I'm ''wife''—I've finished that—
That other state—
I'm Czar— I'm ''Woman'' now—
It's safer so—

How odd the Girl's life looks
Behind this soft Eclipse—
I think the Earth feels so
To folks in Heaven—now—

This being comfort—then
That other kind—was pain—
But why compare?
I'm ''Wife''! Stop there!

Эмфатичная Эмили, отталкиваясь от молитвенников и церковных гимнов, вовсю расставляет восклицательные знаки, тире и заглавные буквы.
Она смело и многозначительно сравнивает ситуёвину меж живыми людьми, рабами инстинктов, и вымышленными отрешёнными существами, озирающими многогрешный мiръ свысока, из своего убежища на небесах.


Wild Nights—Wild Nights!
Were I with thee
Wild Nights should be
Our luxury!

Futile—the Winds—
To a Heart in port—
Done with the Compass—
Done with the Chart!

Rowing in Eden—
Ah, the Sea!
Might I but moor—Tonight—
In Thee!

Растолмачил с английского так:

Безумные ночи, безумные ночи!..
Если с тобою, то безумные ночи
должны быть нашей роскошью!

Ветры! Напрасны они—
Сердце в гавани...
Компас не нужен
И Kарты забыты!

На вёслах и в Рай—
По Морю, ах!
Могла бы я? Лишь бы пришвартоваться—сегодня вечером—к Тебе!

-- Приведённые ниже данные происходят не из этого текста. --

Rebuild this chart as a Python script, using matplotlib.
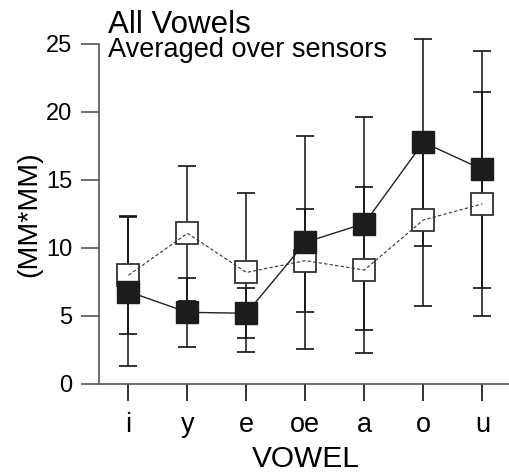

Как ловко поэтесса переходит от «ты» меж обуреваемыми половым влечением любовниками к «Ты», то есть, к эфемерным небожителям и объектам поклонения и высшего управления!
Интересно отметить, что в районе колониального поселения, где стоял неплохой дом семьи Дикинсон, до недавнего времени прятался в придорожной траве камень, на котором была выбита похвала некому офицеру, обнаружившему в лесу стойбище чудом выживших индейцев и порешившему их всех, от мала до велика. Это событие произошло как раз тогда, когда экзальтированная Эмили испещряла  очередной листок неподалёку. Неисповедимы пути твои, страшная сила Жизнесмерти!

Попалась на глаза и другая книга** со стихами Эмили Э. Дикинсон, а в ней столбик с версификацией:

A word is dead
When it is said,
Some say.
I say it just
Begins to live
That day.

Так и тянет перевести в склад и в лад этот пустячок. Но не тут-то было. Не получается буквально, только обиняками в системе другого языка.

Слово умирает,
Когда вылетает,
Так говорят.
Нет, оно оживает,
жить начинает,
это мой взгляд.

Эмили Элизабет вдохновила и меня на экспромпт-impromptu.

Действующие лица:

Катя, полуирландка-полуфранцуженка,
ревностная католичка. Отказалась перейти в иудаизм. Рожала.
Малка, беглая израильтянка. Разработана. Могла гонять кондиционер (мазган) с утра до вечера, уйдя при этом из дома. Родила неведому зверушку.
Эйприл-Апрель-Априль, жгучая семитка, мiръ розовел после койтуса с нею. Не рожала.
Митя, таксист. В прошлом будущий программист и примерный семьянин, находивший отдушину в порно. Реципиент и стихов, и женщин.

Зус отдал тебе Катю,
согревая Малька...
И апрельскую клячу
подтащил за бока!

Ты вцепился им в гривы—
некошерная прыть...
Пиво дуть некрасиво,
надо деньги копить.

ХХХХХХХХХХХХХХХХХХХХХХХХХХХХХХХ

*) Билли Коллинз, Раздевая Эмили Дикинсон.
Перевод Стивена Сеймура.
Журнал поэзии «Арион», № 2, 2005 год.

**) Literature and Its Writers
A Compact Introduction to Fiction, Poetry, and Drama
by Ann Charters (University of Connecticut) and
Samuel Charters

Boston/St. Martin's
Boston ~ New York

2010

ISBN-10: 0-312-55641-1

На фронтиспис вынесены изречения

Уоллеса Стивенса:
«Поэзия—это высшая беллетристика»,

Роберта Фроста:
«Узор поэмы. Он начинается  с восхищения и кончается мудростью.»

и Эмили Дикинсон:
«Если я читаю книгу и она делает всё моё тело таким холодным, что никакой огонь не может согреть его, я знаю, что это поэзия.»

Постскриптум

А почему бы нам не отвлечься от расшифровок стихов на неродном языке и не попытаться растолковать себе и другим Цветаеву или там  Мандельштама?
А то прячется маленький бюстик замученного поэта в кроне дерева, напротив монастыря, по дороге от здания Палестинского общества к оазису книжного магазина «Гиперион». Вандалы тоже не замечают его, плывущего как бы на форштевне уступа, меж переулком и проезжей частью улицы, ниспадающей к Солянке.